How To Volunteer When Visiting Maui

By Kyle Ellison

Makena, Maui. Photo: Prab Bhatia.

You know what’s even better than basking in the sun on a beautiful Maui beach?

Returning home with the knowledge you’re part of the reason why it’s still beautiful.

For as fun as vacationing in Maui can be, you can go even further and enrich your vacation by spending a day volunteering, where you not only get to visit places set far off the visitor “map” but also get to meet island locals and develop meaningful bonds.

“Treasure Hunt” on a Maui Beach

One of the easiest ways to volunteer on Maui is to join in a community beach cleanup, which often turn into “treasure hunts” of sorts as you help clear the beach of debris. Organizations like Surfrider Maui are constantly organizing cleanups, as is Sustainable Coastlines Hawaii.

Clean a Maui Reef in Distress

If you’d rather go snorkeling than clean up the sand, join in Trilogy’s Blue ‘Āina program where you’ll board a catamaran to seek out and clean a Maui reef in distress. The trip visits different reefs every month and, aside from helping raise funds that are donated to local community non-profits, is often sponsored by a local restaurant that serves up a tasty lunch.

Help the Hidden Hinterlands of Honokowai Valley

Honokowai Valley. Photo: Forest and Kim Starr.

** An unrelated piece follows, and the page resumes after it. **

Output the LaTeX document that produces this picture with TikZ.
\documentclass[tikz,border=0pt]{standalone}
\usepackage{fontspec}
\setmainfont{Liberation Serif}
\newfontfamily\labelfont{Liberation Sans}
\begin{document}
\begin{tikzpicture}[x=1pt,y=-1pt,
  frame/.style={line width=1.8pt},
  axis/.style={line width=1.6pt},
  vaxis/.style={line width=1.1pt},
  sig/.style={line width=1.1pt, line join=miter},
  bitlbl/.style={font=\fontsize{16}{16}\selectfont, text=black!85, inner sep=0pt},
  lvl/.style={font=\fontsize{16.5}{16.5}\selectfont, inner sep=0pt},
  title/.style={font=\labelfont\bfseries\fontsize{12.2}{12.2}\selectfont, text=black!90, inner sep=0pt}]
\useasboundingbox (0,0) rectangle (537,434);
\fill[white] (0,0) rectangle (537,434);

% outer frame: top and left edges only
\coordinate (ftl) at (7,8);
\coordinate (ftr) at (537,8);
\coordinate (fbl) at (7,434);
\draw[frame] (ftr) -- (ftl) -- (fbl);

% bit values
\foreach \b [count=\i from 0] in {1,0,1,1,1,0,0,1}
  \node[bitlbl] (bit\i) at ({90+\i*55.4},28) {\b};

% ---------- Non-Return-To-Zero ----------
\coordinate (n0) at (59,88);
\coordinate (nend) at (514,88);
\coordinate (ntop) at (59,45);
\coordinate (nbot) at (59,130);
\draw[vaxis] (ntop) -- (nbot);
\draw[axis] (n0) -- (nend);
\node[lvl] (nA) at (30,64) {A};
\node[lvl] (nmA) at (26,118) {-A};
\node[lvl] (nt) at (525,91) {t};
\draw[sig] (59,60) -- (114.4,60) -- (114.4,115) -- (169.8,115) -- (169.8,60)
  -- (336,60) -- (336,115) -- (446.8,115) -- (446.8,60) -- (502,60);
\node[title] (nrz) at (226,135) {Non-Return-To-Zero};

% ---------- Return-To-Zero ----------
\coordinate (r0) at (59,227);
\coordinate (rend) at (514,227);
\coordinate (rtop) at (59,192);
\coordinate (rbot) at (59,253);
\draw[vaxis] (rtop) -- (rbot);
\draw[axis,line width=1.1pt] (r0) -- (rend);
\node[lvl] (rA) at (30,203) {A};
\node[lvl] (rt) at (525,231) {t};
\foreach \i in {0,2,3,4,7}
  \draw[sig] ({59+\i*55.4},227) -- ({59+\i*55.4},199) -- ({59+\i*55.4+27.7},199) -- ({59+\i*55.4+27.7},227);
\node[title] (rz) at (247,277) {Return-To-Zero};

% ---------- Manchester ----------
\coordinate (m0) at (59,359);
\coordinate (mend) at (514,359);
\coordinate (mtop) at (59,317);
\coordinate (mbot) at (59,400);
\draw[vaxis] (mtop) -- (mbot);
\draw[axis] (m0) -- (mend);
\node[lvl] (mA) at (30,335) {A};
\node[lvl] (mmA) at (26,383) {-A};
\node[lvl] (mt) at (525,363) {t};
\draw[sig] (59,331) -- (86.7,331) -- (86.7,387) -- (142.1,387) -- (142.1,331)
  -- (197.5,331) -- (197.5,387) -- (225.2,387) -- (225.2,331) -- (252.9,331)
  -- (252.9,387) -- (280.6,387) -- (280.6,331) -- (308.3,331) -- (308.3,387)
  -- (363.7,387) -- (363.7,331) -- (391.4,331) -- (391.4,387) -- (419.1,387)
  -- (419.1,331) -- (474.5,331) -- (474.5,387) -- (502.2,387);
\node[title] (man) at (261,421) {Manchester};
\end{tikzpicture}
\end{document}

To head to the mountains, rather than the sea, lace up your boots and meet with the team at Maui Cultural Lands, who will take you via 4×4 vehicle to the hidden hinterlands of Honokowai Valley in the mountains behind Kā‘anapali. Here in this lush, almost-forgotten, outpost of island culture, volunteers are working to restore a village that was abandoned sometime in the mid-1800s when the stream was diverted to irrigate sugar that now sprawled across West Maui’s slopes. When visiting Honokowai Valley today, you can learn about plants and their traditional uses and also connect with island locals who are not only helping restore the valley but also instilling a sense of stewardship amongst island visitors and youth.

Plod a Trail with Purpose

Waihee Ridge Trail, Maui. Photo: Hawaii.com member Rolando M.

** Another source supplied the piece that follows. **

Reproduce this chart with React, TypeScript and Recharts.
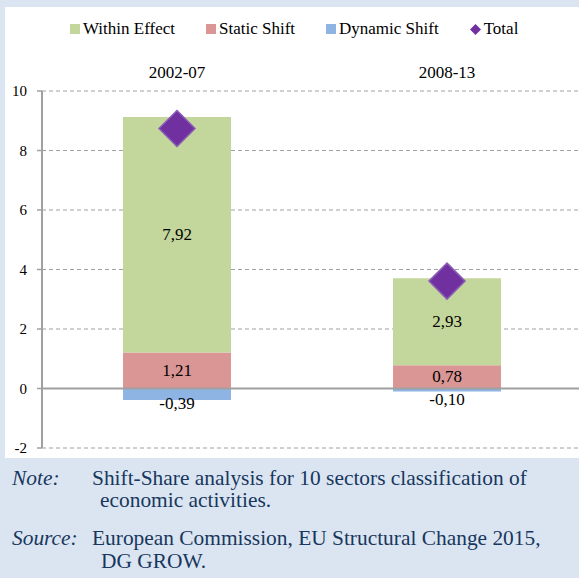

To go on one of Maui’s best hikes and plod the trail with a purpose, the West Maui Mountains Watershed Partnership leads hikes on the Waihe‘e Ridge Trail, where you not only get to lend a hand in eradicating Strawberry Guava but also soak up the panoramic views of waterfalls, ridgelines and coast.

Learn About Sacred Spaces

You can also check out the weekly volunteer options that are organized by Hawaiian Islands Land Trust, which is dedicated to preserving open space on undeveloped coastlines. Whether it’s maintaining roads, cleaning the shoreline or pulling invasive weeds, every activity with Hawaiian Lands Trust is packed with history and fascinating stories of ancient Hawaiian culture. Many of these protected areas have heiau, or temples that are built out of stone, and the staff can not only point out the heiau and tell you the local history but also explain the cultural significance of building in this very spot.

Practice a Cultural Rite

Opihi. Photo: Rosa Say.

Finally, if you choose to spend a few days in Hāna — rather than visiting for the day — you can travel to the roots of Hawaiian culture by helping pull taro with Kīpahulu ‘Ohana, just minutes from the Pools at ʻOhe‘o. They’ve also started a new initiative where volunteers help to monitor ‘opihi, or limpets, that live on the rocks. The ‘opihi is not just a traditional food source, but the practice of harvesting and collecting ‘opihi is a cultural rite that’s been honed on this coastline for over 1,000 years.

By taking part in these unique endeavors while volunteering on Maui, you can blend some scenic island sightseeing with giving back to the land and go home with a much more enriching visit — rather than simply a tan.